We travelled across the beautiful lake from west to east, in to the morning mist and out the outside.  It was bitterly cold on the top deck, but so beautiful.  Even more so when the sun came up over the mountains.  I took so many photos and we had not even reached the sounds lol.

On the east side of the lake we docked at the wharf near the underground hydro power station (which was still built despite them being unable to raise the lake level).  Completed in 1971, it utilises the 230m drop between the western arm of the Lake and the Deep Cove branch of Doubtful Sound, 10km away (and my destination).  Its hard to image such a massive construction project in such a remote location – smaller vehicles and machinery etc. came on a barge across the lake, heavy machinery came on road which we were about to travel, from Deep Cove.  
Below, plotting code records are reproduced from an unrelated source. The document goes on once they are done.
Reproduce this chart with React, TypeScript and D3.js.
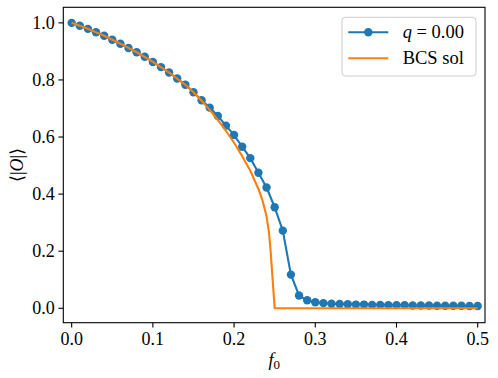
import React from "react";
import * as d3 from "d3";

// blue: q = 0.00 run, one point every 0.01 in f0
const fQ = d3.range(0, 51).map(i => +(i * 0.01).toFixed(2));
const oQ = [
  1.000, 0.990, 0.979, 0.967, 0.955, 0.941, 0.927, 0.912, 0.897, 0.881,
  0.863, 0.845, 0.826, 0.805, 0.783, 0.757, 0.729, 0.703, 0.674, 0.640,
  0.607, 0.566, 0.526, 0.475, 0.423, 0.354, 0.272, 0.118, 0.045, 0.028,
  0.021, 0.018, 0.016, 0.015, 0.014, 0.013, 0.013, 0.012, 0.012, 0.011,
  0.011, 0.011, 0.010, 0.010, 0.010, 0.009, 0.009, 0.009, 0.009, 0.008,
  0.008
];

// orange: BCS solution
const fBCS = [0, 0.02, 0.04, 0.06, 0.08, 0.10, 0.12, 0.14, 0.15, 0.16, 0.17, 0.18,
  0.19, 0.20, 0.21, 0.22, 0.23, 0.235, 0.24, 0.243, 0.245, 0.25, 0.5];
const oBCS = [1.0, 0.979, 0.955, 0.927, 0.897, 0.863, 0.826, 0.783, 0.757, 0.727,
  0.695, 0.660, 0.622, 0.580, 0.533, 0.482, 0.418, 0.378, 0.322, 0.265, 0.20, 0, 0];

const xTicks = [0, 0.1, 0.2, 0.3, 0.4, 0.5];
const yTicks = [0, 0.2, 0.4, 0.6, 0.8, 1.0];

const BLUE = "#1f77b4";
const ORANGE = "#ff7f0e";
const serif = {fontFamily: '"Liberation Serif"'};

const left = 63.3, right = 485, top = 7.3, bottom = 322.7;
const x = d3.scaleLinear().domain([-0.0103, 0.509]).range([left, right]);
const y = d3.scaleLinear().domain([-0.0505, 1.0545]).range([bottom, top]);
const fmt = d3.format(".1f");

function App() {
  const line = d3.line<[number, number]>().x(d => x(d[0])).y(d => y(d[1]));
  const pts = fQ.map((f, i) => [f, oQ[i]] as [number, number]);
  const bcs = fBCS.map((f, i) => [f, oBCS[i]] as [number, number]);
  const legend = [
    {label: "q", rest: " = 0.00", color: BLUE, marker: true},
    {label: "", rest: "BCS sol", color: ORANGE, marker: false}
  ];

  return (
    <svg width={498} height={378} style={{position: "absolute", left: 0, top: 0, background: "#fff"}}>
      {/* ticks */}
      {xTicks.map(t => (
        <g key={"x" + t} transform={`translate(${x(t)},${bottom})`}>
          <line y2={4.9} stroke="#000" strokeWidth={1.1} />
          <text y={22.5} textAnchor="middle" fontSize={18} style={serif}>{fmt(t)}</text>
        </g>
      ))}
      {yTicks.map(t => (
        <g key={"y" + t} transform={`translate(${left},${y(t)})`}>
          <line x2={-4.9} stroke="#000" strokeWidth={1.1} />
          <text x={-8.5} dy="0.33em" textAnchor="end" fontSize={18} style={serif}>{fmt(t)}</text>
        </g>
      ))}

      {/* q = 0.00 series */}
      <path d={line(pts) ?? ""} fill="none" stroke={BLUE} strokeWidth={2.1} />
      {pts.map((d, i) => (
        <circle key={i} cx={x(d[0])} cy={y(d[1])} r={4.2} fill={BLUE} />
      ))}

      {/* BCS solution */}
      <path d={line(bcs) ?? ""} fill="none" stroke={ORANGE} strokeWidth={2.1} strokeLinejoin="round" />

      {/* frame */}
      <rect x={left} y={top} width={right - left} height={bottom - top}
        fill="none" stroke="#000" strokeWidth={1.1} />

      {/* axis labels */}
      <text x={(left + right) / 2} y={366} textAnchor="middle" fontSize={18} style={serif}>
        <tspan fontStyle="italic">f</tspan>
        <tspan fontSize={13} dy={3}>0</tspan>
      </text>
      <text transform={`translate(23,${(top + bottom) / 2}) rotate(-90)`} textAnchor="middle" fontSize={18} style={serif}>
        <tspan>⟨|</tspan>
        <tspan fontStyle="italic">O</tspan>
        <tspan>|⟩</tspan>
      </text>

      {/* legend */}
      <rect x={342} y={17.3} width={134} height={58.7} rx={3.5}
        fill="#fff" fillOpacity={0.8} stroke="#ccc" strokeWidth={1} />
      {legend.map((it, i) => {
        const cy = 32.3 + i * 26;
        return (
          <g key={it.rest}>
            <line x1={348.3} x2={388.3} y1={cy} y2={cy} stroke={it.color} strokeWidth={2.1} />
            {it.marker && <circle cx={368.3} cy={cy} r={4.2} fill={it.color} />}
            <text x={402.7} y={cy + 6} fontSize={18.5} style={serif}>
              {it.label && <tspan fontStyle="italic">{it.label}</tspan>}
              <tspan>{it.rest}</tspan>
            </text>
          </g>
        );
      })}
    </svg>
  );
}

export default App;
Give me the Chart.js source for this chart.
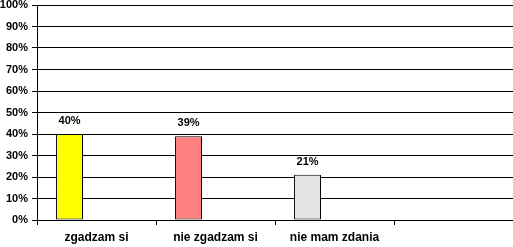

We had some time in the power station’s information centre before boarding a bus for the drive over Wilmot Pass, the lowest pass through the Southern Alps at only 671m.  The road was constructed to facilitate the building of the power station, and is the only road on the New Zealand mainland, not connected to the roading network.

The road across the pass was beautiful – views over the Spey Valley, waterfalls, lots of incredible moss covered rocks and native birds.   Our first look at Doubtful Sound from the Wilmot Pass look out was incredible.  Apparently, 2 out of every 3 days it is raining and/or the lookout is in cloud, today it was not. So much stunningness already ❤️💚 Mother Nature is AMAZING.

Just a little reminder – despite it’s name, Doubtful Sound (and in fact all the ‘sounds’ in Fiordland) are actually fiords and not sounds!  A sound is a flooded river valley, whilst these fiords are flooded glacial valleys.

Having reached Deep Cove (population 2), we boarded the next boat.  Big enough to take 150 passengers so just right for our group of 26 👍🏻.  We had almost 3 hours on the boat and it was stunning – beautiful calm water, beautiful reflections, incredible waterfalls with their own little rainbows.

As we travelled through the sound and out towards the sea it got a little rough, but we only stayed long enough to spot the fur seals chilling on the rocks.  They are so well camouflaged but the more you look, the more you see. We also saw Buller’s mollyhawks  (a small albatross species) and gannets soaring on the wind currents. 

Returning from the sea, the waters became calm again and there were reflections for days 💚.  We took advantage of this by having a 5 minute “sound of silence”.  We all chose a place on the deck to stand or sit, the boat engine was turned off and we just stood still taking in nature at her best, the silence broke by the occasional bird song from bush clad cliffs and the distant rush of water from nearby waterfalls. Personally, I could have stayed like that for hours.

We had time to stop and admire one last waterfall and see where the hydro power plant water outlet was, where the dark fresh water (from the lake on the other side of the mountains) pours into the sea water and too soon we were back on the bus over the pass (but not without having another stop at the lookout  point which was just as stunning as the morning) and then back on the boat across the Lake Manapouri. It really was 7 hours of blissful beauty and a trip I highly recommend.